● Input material:

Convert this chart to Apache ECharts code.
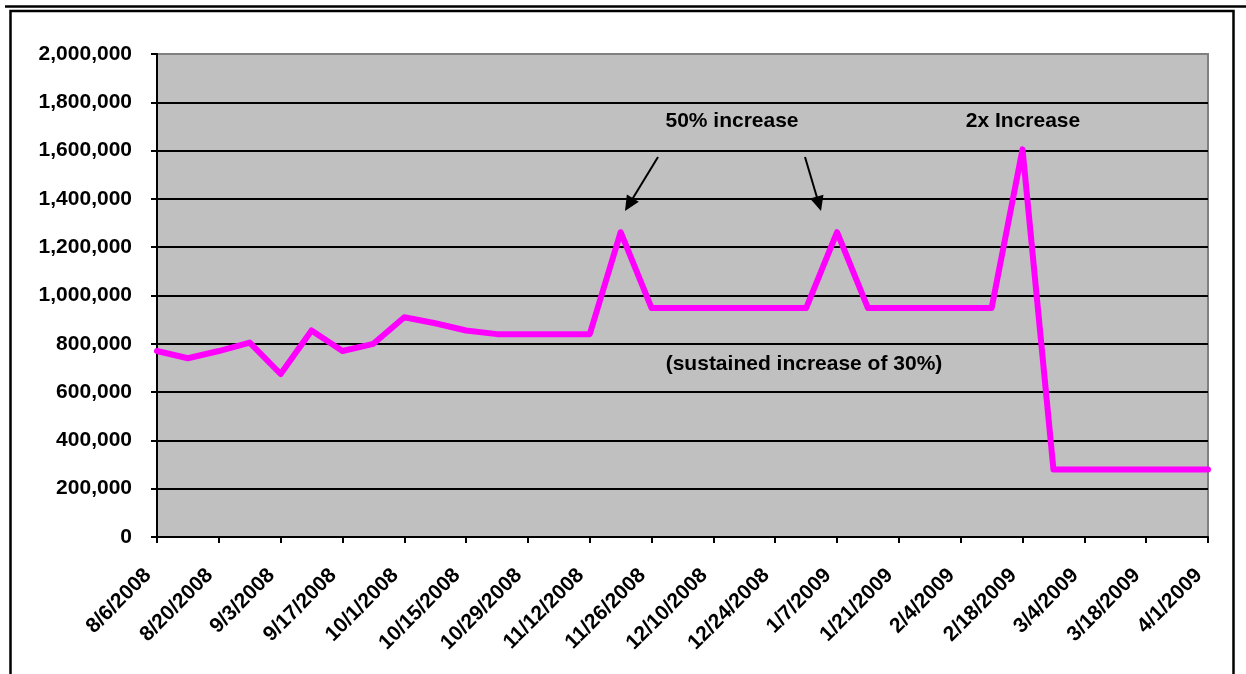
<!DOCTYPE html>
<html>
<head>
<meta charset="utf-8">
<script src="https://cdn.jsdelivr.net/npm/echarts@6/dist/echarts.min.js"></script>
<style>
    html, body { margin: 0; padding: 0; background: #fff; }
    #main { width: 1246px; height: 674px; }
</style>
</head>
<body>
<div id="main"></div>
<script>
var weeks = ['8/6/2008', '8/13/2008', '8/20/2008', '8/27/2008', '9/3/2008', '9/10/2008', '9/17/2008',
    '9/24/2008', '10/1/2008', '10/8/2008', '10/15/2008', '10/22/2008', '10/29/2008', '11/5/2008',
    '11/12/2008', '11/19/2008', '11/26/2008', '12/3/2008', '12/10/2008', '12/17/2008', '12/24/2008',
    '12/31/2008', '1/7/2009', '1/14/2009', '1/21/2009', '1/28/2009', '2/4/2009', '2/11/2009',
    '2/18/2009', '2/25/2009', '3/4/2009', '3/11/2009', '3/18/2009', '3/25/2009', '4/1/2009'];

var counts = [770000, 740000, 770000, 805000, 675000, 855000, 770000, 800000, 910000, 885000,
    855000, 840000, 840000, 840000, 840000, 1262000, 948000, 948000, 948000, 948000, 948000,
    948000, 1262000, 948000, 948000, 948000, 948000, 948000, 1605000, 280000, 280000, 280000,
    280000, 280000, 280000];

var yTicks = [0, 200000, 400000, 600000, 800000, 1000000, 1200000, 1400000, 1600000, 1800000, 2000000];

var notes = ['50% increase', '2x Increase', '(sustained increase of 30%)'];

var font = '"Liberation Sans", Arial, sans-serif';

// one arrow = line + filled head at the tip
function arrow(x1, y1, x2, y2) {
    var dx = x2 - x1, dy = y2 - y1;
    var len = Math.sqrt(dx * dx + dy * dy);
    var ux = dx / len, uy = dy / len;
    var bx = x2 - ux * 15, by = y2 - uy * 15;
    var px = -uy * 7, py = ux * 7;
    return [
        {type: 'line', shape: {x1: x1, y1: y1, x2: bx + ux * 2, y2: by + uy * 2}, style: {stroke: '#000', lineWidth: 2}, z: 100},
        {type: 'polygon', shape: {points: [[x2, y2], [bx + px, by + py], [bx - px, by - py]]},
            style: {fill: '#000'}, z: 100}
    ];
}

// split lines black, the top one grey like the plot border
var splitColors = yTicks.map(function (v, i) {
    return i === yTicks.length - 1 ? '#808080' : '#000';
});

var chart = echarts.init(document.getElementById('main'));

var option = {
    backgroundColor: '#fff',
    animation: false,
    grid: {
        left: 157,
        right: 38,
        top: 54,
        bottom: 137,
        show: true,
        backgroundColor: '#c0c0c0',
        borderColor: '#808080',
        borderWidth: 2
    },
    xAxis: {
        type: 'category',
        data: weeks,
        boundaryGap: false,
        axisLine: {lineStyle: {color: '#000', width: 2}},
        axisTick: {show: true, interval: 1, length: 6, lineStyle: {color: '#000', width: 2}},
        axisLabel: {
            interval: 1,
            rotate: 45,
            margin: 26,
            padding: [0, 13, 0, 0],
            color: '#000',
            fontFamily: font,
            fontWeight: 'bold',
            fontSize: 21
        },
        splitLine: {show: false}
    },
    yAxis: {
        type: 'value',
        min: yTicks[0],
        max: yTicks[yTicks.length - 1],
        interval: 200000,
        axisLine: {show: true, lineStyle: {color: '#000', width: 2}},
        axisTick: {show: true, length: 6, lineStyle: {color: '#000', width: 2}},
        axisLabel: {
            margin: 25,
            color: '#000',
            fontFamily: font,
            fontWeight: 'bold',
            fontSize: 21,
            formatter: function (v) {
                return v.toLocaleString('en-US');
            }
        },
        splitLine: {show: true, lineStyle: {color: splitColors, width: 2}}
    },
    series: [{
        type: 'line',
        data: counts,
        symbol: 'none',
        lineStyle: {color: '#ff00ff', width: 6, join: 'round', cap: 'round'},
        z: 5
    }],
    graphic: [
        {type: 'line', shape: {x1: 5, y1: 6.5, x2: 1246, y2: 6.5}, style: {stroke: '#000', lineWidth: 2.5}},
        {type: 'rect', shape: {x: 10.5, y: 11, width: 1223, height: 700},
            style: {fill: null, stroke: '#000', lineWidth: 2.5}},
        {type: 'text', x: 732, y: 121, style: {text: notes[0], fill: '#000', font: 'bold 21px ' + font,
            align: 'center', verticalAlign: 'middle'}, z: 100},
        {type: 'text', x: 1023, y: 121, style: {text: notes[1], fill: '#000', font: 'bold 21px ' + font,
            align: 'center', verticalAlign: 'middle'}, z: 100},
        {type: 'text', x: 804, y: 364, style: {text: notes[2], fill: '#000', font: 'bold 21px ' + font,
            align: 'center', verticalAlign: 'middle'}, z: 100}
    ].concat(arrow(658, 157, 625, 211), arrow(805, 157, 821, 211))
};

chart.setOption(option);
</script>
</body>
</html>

* * *

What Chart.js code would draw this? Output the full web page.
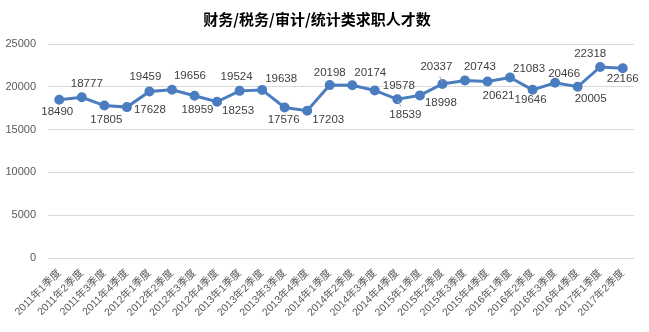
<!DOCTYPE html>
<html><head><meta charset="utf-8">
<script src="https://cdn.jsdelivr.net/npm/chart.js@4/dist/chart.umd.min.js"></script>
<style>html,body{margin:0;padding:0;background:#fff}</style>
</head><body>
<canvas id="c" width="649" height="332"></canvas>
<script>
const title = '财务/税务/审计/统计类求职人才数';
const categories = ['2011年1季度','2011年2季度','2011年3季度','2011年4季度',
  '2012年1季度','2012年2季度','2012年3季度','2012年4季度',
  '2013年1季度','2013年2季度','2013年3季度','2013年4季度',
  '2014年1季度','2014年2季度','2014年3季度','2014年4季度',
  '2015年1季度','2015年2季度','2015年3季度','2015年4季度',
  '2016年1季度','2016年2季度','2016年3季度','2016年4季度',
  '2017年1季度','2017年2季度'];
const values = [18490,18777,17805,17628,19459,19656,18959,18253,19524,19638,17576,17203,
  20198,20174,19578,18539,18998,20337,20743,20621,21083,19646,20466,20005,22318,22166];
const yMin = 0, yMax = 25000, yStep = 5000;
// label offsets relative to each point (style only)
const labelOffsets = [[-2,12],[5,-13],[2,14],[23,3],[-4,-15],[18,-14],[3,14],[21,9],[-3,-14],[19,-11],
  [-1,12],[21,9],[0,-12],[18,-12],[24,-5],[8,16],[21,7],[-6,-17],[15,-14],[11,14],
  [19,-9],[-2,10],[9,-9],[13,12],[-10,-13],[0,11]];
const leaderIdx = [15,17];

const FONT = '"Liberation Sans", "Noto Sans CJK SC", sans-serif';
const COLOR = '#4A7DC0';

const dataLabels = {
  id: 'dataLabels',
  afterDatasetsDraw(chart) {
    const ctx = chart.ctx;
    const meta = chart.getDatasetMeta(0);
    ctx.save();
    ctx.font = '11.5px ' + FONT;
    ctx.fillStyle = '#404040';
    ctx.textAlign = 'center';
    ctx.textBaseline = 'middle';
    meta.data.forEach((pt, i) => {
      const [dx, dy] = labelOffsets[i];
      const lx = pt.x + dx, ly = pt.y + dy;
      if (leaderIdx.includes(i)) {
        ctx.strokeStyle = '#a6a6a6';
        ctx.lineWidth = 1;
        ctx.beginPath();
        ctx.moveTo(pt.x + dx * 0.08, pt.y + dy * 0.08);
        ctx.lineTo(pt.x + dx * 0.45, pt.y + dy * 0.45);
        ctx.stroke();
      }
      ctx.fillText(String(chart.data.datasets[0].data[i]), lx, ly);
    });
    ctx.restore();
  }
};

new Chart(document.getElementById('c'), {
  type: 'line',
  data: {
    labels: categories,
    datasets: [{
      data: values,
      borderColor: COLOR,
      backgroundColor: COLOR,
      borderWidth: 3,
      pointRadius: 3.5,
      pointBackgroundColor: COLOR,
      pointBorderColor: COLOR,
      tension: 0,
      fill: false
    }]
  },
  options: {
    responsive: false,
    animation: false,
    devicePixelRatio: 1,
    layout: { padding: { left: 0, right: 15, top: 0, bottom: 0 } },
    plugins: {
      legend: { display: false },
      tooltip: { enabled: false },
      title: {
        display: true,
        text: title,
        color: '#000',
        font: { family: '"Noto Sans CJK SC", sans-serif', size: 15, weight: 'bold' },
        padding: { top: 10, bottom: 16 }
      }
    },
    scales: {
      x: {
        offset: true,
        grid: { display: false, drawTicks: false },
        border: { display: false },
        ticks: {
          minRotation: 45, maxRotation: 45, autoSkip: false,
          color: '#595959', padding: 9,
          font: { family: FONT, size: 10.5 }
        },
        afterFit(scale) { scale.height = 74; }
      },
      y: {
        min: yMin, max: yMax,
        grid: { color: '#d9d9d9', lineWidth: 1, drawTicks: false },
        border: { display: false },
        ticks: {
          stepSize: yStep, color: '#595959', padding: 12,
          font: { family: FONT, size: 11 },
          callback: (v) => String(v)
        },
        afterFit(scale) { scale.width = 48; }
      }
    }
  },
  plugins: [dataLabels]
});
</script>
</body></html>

● Job: Go over the data above and copy every line that has the word "this" in it.

● Task response:
Convert this chart to Apache ECharts code.
What Chart.js code would draw this? Output the full web page.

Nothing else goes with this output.